Yours was a bit of an edge case. The serial voting script runs early in the day (UTC, of course), and thus usually the votes it reverses are from the previous day. Then the reputation recalculation that happens on vote reversals finds out whether the reputation-cap kicked in and withheld reputation from other votes, and recalculates accordingly, so that afterwards it is as if "the serial upvotes never happened" - except that the entry in the reputation tab of the profile remains.
In your case, the serial voting occurred on the same day, before the script ran. When the script ran, you hadn't yet hit the reputation-cap, and for some reason, that led to the normal code still counting the votes towards the daily reputation-cap.
That's not a big problem, since on the next recalculation things are corrected. But when the next recalculation doesn't happen soon, the wrong reputation count persists for several days or even weeks.
You had no recalculation since the day of the serial voting, so the wrong score persisted until today. I triggered a recalculation by temporarily deleting this question of yours (and then a new recalculation by undeleting it again).

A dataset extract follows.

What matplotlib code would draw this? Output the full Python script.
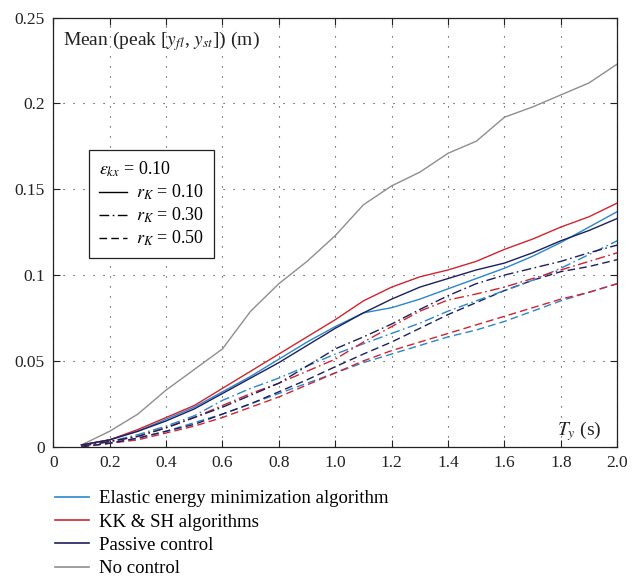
import matplotlib
matplotlib.use("Agg")
import matplotlib.pyplot as plt
from matplotlib.lines import Line2D

# Period T_y (s)
t_y = [0.1, 0.2, 0.3, 0.4, 0.5, 0.6, 0.7, 0.8, 0.9, 1.0,
       1.1, 1.2, 1.3, 1.4, 1.5, 1.6, 1.7, 1.8, 1.9, 2.0]

# Mean peak displacement (m)
no_control = [0.001, 0.009, 0.019, 0.033, 0.045, 0.057, 0.079, 0.095, 0.108, 0.123,
              0.141, 0.152, 0.160, 0.171, 0.178, 0.192, 0.198, 0.205, 0.212, 0.223]

elastic_r010 = [0.001, 0.004, 0.009, 0.016, 0.023, 0.032, 0.041, 0.051, 0.061, 0.070,
                0.078, 0.081, 0.086, 0.092, 0.098, 0.104, 0.111, 0.119, 0.128, 0.137]
elastic_r030 = [0.0005, 0.003, 0.007, 0.012, 0.018, 0.027, 0.034, 0.040, 0.047, 0.054,
                0.060, 0.066, 0.072, 0.079, 0.085, 0.091, 0.097, 0.104, 0.112, 0.120]
elastic_r050 = [0.0, 0.002, 0.005, 0.009, 0.014, 0.019, 0.025, 0.031, 0.037, 0.043,
                0.049, 0.054, 0.059, 0.064, 0.068, 0.073, 0.079, 0.085, 0.090, 0.095]

kksh_r010 = [0.001, 0.004, 0.010, 0.017, 0.024, 0.034, 0.044, 0.054, 0.064, 0.074,
             0.085, 0.093, 0.099, 0.103, 0.108, 0.115, 0.121, 0.128, 0.134, 0.142]
kksh_r030 = [0.0005, 0.003, 0.006, 0.011, 0.017, 0.024, 0.031, 0.037, 0.044, 0.051,
             0.061, 0.070, 0.079, 0.0855, 0.089, 0.093, 0.098, 0.103, 0.108, 0.113]
kksh_r050 = [0.0, 0.002, 0.004, 0.008, 0.012, 0.017, 0.023, 0.029, 0.036, 0.043,
             0.050, 0.056, 0.061, 0.066, 0.071, 0.076, 0.081, 0.086, 0.090, 0.095]

passive_r010 = [0.001, 0.004, 0.009, 0.015, 0.022, 0.031, 0.040, 0.049, 0.059, 0.069,
                0.078, 0.086, 0.093, 0.098, 0.103, 0.107, 0.113, 0.120, 0.126, 0.133]
passive_r030 = [0.0005, 0.003, 0.006, 0.011, 0.017, 0.023, 0.030, 0.037, 0.047, 0.057,
                0.064, 0.0715, 0.080, 0.088, 0.095, 0.100, 0.104, 0.108, 0.113, 0.1175]
passive_r050 = [0.0, 0.002, 0.005, 0.009, 0.013, 0.019, 0.025, 0.032, 0.039, 0.0466,
                0.054, 0.061, 0.069, 0.077, 0.084, 0.091, 0.097, 0.102, 0.105, 0.109]

x_ticks = [0, 0.2, 0.4, 0.6, 0.8, 1.0, 1.2, 1.4, 1.6, 1.8, 2.0]
x_tick_labels = ["0", "0.2", "0.4", "0.6", "0.8", "1.0", "1.2", "1.4", "1.6", "1.8", "2.0"]
y_ticks = [0, 0.05, 0.1, 0.15, 0.2, 0.25]
y_tick_labels = ["0", "0.05", "0.1", "0.15", "0.2", "0.25"]

plt.rcParams["font.family"] = ["Liberation Serif", "DejaVu Serif"]
plt.rcParams["mathtext.fontset"] = "stix"

C_BLUE = "#2a86cc"
C_RED = "#d2232f"
C_NAVY = "#1c1f5e"
C_GRAY = "#8e8e8e"

LS_SOLID = "-"
LS_DASHDOT = (0, (7, 2.5, 1.2, 2.5))
LS_DASHED = (0, (5.5, 3))

fig = plt.figure(figsize=(6.39, 5.76), dpi=100)
ax = fig.add_axes([0.0834, 0.2245, 0.8826, 0.7448])

lw = 1.0
ax.plot(t_y, no_control, color=C_GRAY, lw=lw, ls=LS_SOLID)

for data, color in [(elastic_r050, C_BLUE), (kksh_r050, C_RED), (passive_r050, C_NAVY)]:
    ax.plot(t_y, data, color=color, lw=lw, ls=LS_DASHED)
for data, color in [(elastic_r030, C_BLUE), (kksh_r030, C_RED), (passive_r030, C_NAVY)]:
    ax.plot(t_y, data, color=color, lw=lw, ls=LS_DASHDOT)
for data, color in [(elastic_r010, C_BLUE), (kksh_r010, C_RED), (passive_r010, C_NAVY)]:
    ax.plot(t_y, data, color=color, lw=lw, ls=LS_SOLID)

ax.set_xlim(0, 2.0)
ax.set_ylim(0, 0.25)
ax.set_xticks(x_ticks)
ax.set_xticklabels(x_tick_labels)
ax.set_yticks(y_ticks)
ax.set_yticklabels(y_tick_labels)
ax.tick_params(direction="in", top=True, right=True, length=5, width=0.8,
               labelsize=12.5, pad=6, colors="#222222")
for sp in ax.spines.values():
    sp.set_linewidth(0.9)
    sp.set_color("#222222")
ax.grid(True, color="#333333", lw=0.8, ls=(0, (1, 8)))

ax.text(0.018, 0.945, r"Mean (peak [$y_{fl}$, $y_{st}$]) (m)", transform=ax.transAxes,
        fontsize=14, ha="left", va="center", color="#222222")
ax.text(0.972, 0.036, r"$T_y$ (s)", transform=ax.transAxes,
        fontsize=14, ha="right", va="center", color="#222222")

# Line-style key for the stiffness ratio
style_handles = [
    Line2D([], [], color="black", lw=1.0, ls=LS_SOLID),
    Line2D([], [], color="black", lw=1.0, ls=LS_DASHDOT),
    Line2D([], [], color="black", lw=1.0, ls=LS_DASHED),
]
style_labels = [r"$r_K$ = 0.10", r"$r_K$ = 0.30", r"$r_K$ = 0.50"]
leg = ax.legend(style_handles, style_labels, title=r"$\varepsilon_{kx}$ = 0.10",
                loc="upper left", bbox_to_anchor=(0.0638, 0.6916), borderaxespad=0,
                fontsize=13, title_fontsize=13, alignment="left", fancybox=False,
                edgecolor="#222222", framealpha=1, handlelength=1.55,
                handletextpad=0.5, labelspacing=0.2, borderpad=0.55)
leg.get_frame().set_linewidth(0.9)

# Colour key for the control strategies
color_handles = [
    Line2D([], [], color=C_BLUE, lw=1.2),
    Line2D([], [], color=C_RED, lw=1.2),
    Line2D([], [], color=C_NAVY, lw=1.2),
    Line2D([], [], color=C_GRAY, lw=1.2),
]
color_labels = ["Elastic energy minimization algorithm", "KK & SH algorithms",
                "Passive control", "No control"]
fig.legend(color_handles, color_labels, loc="upper left", bbox_to_anchor=(0.086, 0.149),
           frameon=False, fontsize=13.5, handlelength=1.8, handletextpad=0.55,
           labelspacing=0.33, borderpad=0.0, borderaxespad=0)

fig.savefig("out.png", dpi=100)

In this way, one can trigger a recalculation oneself (provided one has eligible posts), deleting or undeleting a post triggers a recalculation (maybe not if the deletion/undeletion doesn't cause a reputation change), so by temporarily deleting or undeleting a post one can bring one's reputation up-to-date (it takes several minutes until the recalculation occurs, so one has to wait a bit before undoing the temporary [un]deletion).